A pesar de la gran atracción conque me sedujo, Los Angeles es desangelado y chungo. La avenida encarna con fidelidad esa sensación de vacío y soledad que venía sintiendo todo el viaje en cada ciudad, a cada bache y cada acera, representada por la escandalosa cantidad de desamparados, hobos, y demás almas a la deriva a los que la soledad ha rematado con dureza. Aquí llegan en invierno los patos que buscaba Holden en El guardián entre el centeno, almas a la deriva amarradas en cada farola. Resulta desconcertante la mezcla entre desarrollo High-Tech y el aspecto segundomundista que proyectan las grandes ciudades californianas. Un liberal como yo echaba en falta un poco de sector público y de Estado del Bienestar. La soledad es el desecho contaminante del modelo empresarial americano, la cara menos épica del hombre hecho a sí mismo y que no necesita nada de nadie. La del contrato social en su versión más cruda.

De la mezcla entre el relato de carretera y la marginación surge el imaginario estadounidense; el country-folk de Dylan o Johnny Cash, las cafeterías muertas en los cuadros de Hopper o el desamparo de las novelas de Salinger y Steinbeck recogen la agonía del hombre apartado del sistema, que sale a la carretera para encontrarse a sí mismo en un mundo del que sólo puede hablar desde el cinismo o la aspereza de aquel que una vez tras otra se choca con la sordidez.

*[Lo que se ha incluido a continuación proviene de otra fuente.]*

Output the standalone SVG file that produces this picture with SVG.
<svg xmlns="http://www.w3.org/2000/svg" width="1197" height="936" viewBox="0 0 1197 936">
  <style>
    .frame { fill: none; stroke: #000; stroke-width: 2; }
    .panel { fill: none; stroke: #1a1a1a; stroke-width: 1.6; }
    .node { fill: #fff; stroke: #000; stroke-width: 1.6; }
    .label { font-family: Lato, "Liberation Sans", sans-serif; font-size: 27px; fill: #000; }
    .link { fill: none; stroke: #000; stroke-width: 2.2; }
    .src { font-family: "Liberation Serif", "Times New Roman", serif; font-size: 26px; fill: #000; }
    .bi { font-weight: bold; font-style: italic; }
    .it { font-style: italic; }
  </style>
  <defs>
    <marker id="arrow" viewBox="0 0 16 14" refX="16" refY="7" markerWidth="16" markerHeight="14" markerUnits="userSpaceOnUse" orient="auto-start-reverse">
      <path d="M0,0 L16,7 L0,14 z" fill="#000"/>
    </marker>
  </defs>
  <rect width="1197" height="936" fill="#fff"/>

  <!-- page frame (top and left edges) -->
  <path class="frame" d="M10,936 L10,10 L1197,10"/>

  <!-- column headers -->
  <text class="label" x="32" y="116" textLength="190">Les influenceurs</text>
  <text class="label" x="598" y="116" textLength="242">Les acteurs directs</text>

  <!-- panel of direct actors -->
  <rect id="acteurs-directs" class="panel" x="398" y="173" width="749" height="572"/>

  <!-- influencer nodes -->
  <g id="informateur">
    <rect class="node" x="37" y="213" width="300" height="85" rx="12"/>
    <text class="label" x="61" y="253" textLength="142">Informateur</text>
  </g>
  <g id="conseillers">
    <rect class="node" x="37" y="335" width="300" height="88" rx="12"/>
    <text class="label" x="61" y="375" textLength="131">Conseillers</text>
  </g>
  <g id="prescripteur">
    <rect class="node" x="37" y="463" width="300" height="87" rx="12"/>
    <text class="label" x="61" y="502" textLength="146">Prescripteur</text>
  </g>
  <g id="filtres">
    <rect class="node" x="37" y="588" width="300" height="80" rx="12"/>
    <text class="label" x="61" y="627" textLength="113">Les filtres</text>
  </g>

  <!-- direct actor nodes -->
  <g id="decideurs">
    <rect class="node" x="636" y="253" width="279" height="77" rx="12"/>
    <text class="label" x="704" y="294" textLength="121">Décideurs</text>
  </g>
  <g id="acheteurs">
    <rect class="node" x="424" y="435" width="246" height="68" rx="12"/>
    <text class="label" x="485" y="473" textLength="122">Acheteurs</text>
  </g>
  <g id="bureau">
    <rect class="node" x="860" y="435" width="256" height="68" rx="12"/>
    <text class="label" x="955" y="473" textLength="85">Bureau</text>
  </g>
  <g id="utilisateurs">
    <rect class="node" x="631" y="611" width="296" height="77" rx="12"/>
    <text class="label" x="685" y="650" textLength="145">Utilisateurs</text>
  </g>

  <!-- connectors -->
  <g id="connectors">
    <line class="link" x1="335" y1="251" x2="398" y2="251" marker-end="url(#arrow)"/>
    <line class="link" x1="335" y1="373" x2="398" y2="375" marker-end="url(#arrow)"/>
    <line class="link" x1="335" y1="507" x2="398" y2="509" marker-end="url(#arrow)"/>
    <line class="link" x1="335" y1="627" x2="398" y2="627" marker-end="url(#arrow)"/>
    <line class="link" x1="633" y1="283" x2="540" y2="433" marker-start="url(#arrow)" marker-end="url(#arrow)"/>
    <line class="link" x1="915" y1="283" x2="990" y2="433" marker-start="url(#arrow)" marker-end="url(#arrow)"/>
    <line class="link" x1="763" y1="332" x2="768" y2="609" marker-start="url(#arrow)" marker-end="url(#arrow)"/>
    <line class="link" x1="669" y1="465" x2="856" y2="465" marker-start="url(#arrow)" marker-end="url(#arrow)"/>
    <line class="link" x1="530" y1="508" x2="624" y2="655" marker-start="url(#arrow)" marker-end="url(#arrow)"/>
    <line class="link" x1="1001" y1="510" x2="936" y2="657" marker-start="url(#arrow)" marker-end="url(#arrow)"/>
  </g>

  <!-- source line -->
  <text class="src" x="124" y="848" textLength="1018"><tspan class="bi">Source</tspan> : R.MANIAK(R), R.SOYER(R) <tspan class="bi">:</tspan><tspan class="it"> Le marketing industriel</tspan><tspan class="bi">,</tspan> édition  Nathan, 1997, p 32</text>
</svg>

En las sociedades europeas, la mitología y los relatos grecorromanos y judeocristianos sirven como anclaje y raíz de su modelo social y económico. En EEUU, da la curiosa sensación contraria: frente a las promesas de libertad y prosperidad del modelo americano, el mito estadounidense surge precisamente a espaldas del sistema, como un Prometeo insomne y errante fuera de la inquieta mirada REM del sueño americano.

No sé si será por sus imponentes entornos naturales, por Hollywood, la dieta hipercalórica o por mis propias convicciones, pero siempre he respetado la cultura estadounidense. Ahora mi visión se ha visto trastocada y a la vez refundada por todas esas inconsistencias; entre progreso y precariedad, libertad y puritanismo, sueño e insomnio, que construyen este país inmenso y salvaje que nunca deja de sorprenderme.